The first probable human case of mad cow disease in Taiwan was listed posthumously on Saturday, following the death in May of a man who had symptoms of the fatal brain-wasting illness.
The listing was made after officials and experts on a Department of Health (DOH) panel on Creutzfeldt-Jakob Disease (CJD) held a meeting to determine whether the man had died from the disease as the result of eating infected beef.
“We believe it is very likely that the man who died in May this year contracted the disease during his stay in the United Kingdom,” the DOH said in a press statement. “We cannot rule out the possibility that he ate infected beef during that time.”
Scientists believe that many years after eating cattle infected with bovine spongiform encephalopathy (BSE), commonly known as mad cow disease, humans can develop symptoms of new variant CJD (vCJD), also known as human mad cow disease.
The 36-year-old man had lived in the UK between 1989 and 1997, when mad cow disease was at its peak in that country.

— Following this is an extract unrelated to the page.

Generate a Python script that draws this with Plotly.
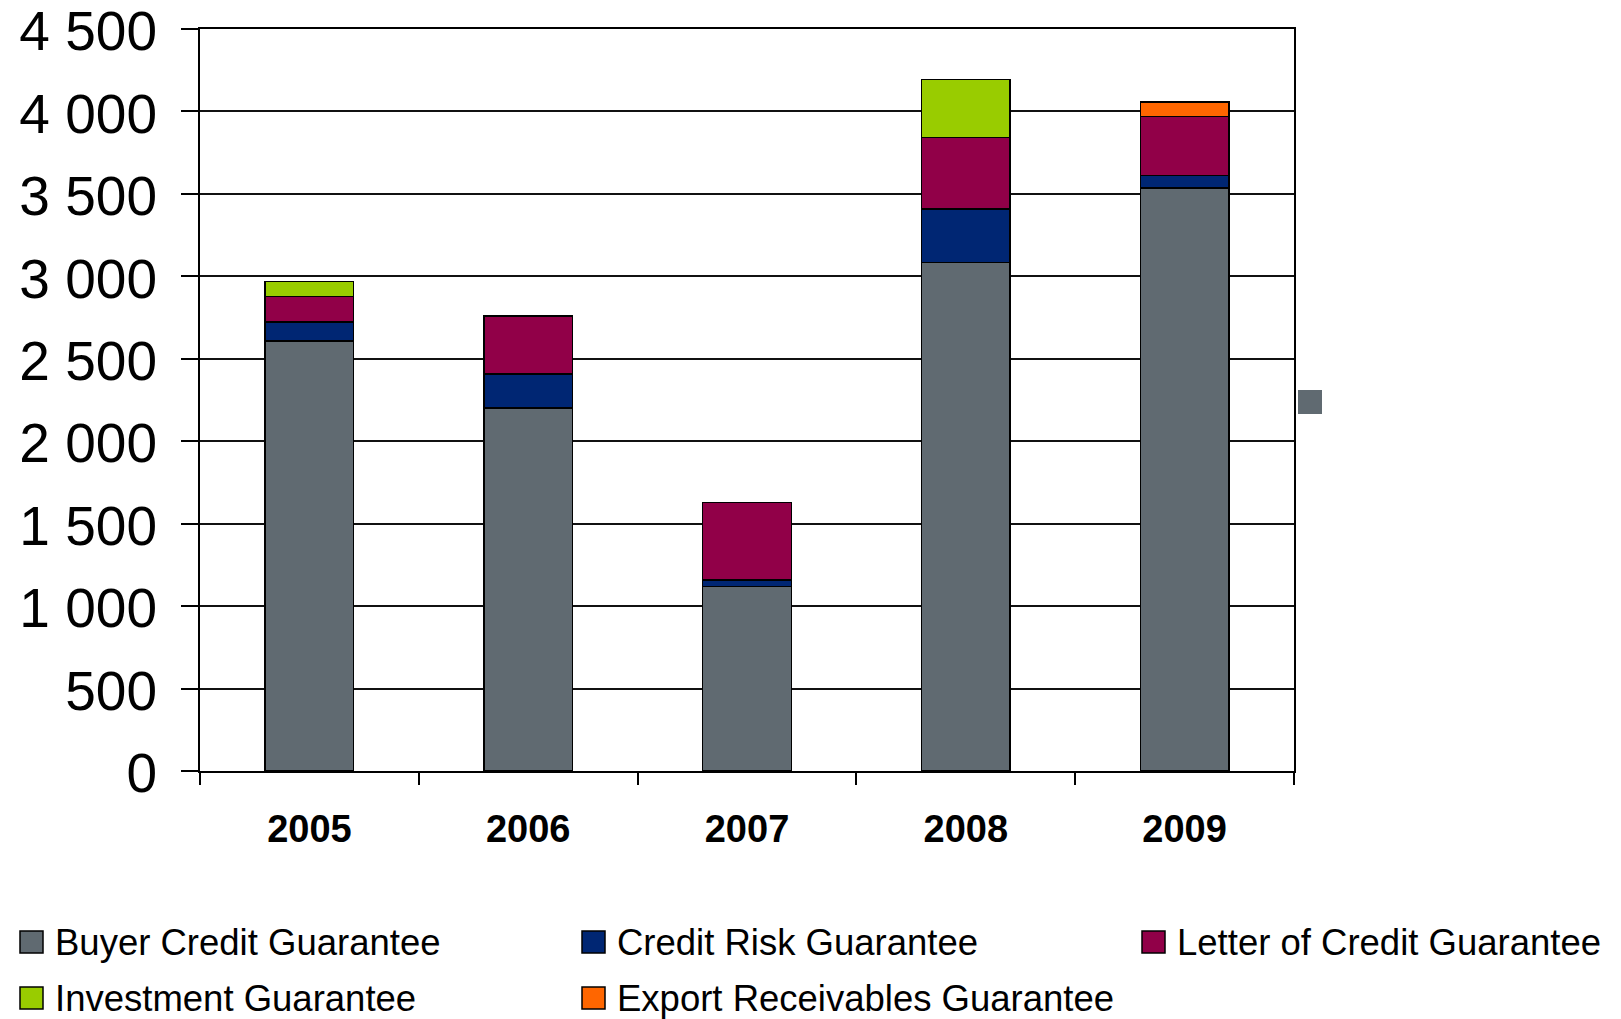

He began to show vCJD symptoms, including memory loss and hypersomnia, in 2008. Doctors reported the case to the Centers for Disease Control in March last year.
As his family refused to give doctors permission to perform an autopsy, the department could not list the patient as a confirmed case of vCJD. His body has since been cremated.
Though the cause of death could not be determined by means of an autopsy, it was an extremely likely case of vCJD, based on the man’s symptoms, travel history and the results of magnetic resonance imaging and electroencephalograms, the DOH said.
According to the CJD advisory panel, it was unlikely that the patient contracted the disease in Taiwan.
“His death could be counted as an imported case of vCJD and unlikely to pose any threat to Taiwan’s disease control network,” the DOH statement said.
Citing its tracking records, the DOH said the man had donated blood to two patients 10 years ago.
“Neither of them has contracted the disease,” the statement said, adding that precautionary measures had been taken to prevent any spread of the disease during the time the man was hospitalized in Taiwan.
The WHO says CJD is a fatal human degenerative condition characterized by progressive brain dysfunction and is categorized into four forms — sporadic, familial, iatrogenic and variant.
The UK Department of Health has said vCJD differs from CJD in that the former is more likely to strike younger people.
Since 1997 when the DOH set up a CJD reporting and monitoring system, 436 suspected CJD or vCJD cases have been reported in Taiwan, DOH figures show. Of that number, 246 were listed as possible or extremely possible cases of sporadic or familial forms of CJD, five were confirmed as traditional forms of CJD and one was listed as probable vCJD, DOH tallies showed.
The others were ruled out as possible cases of CJD.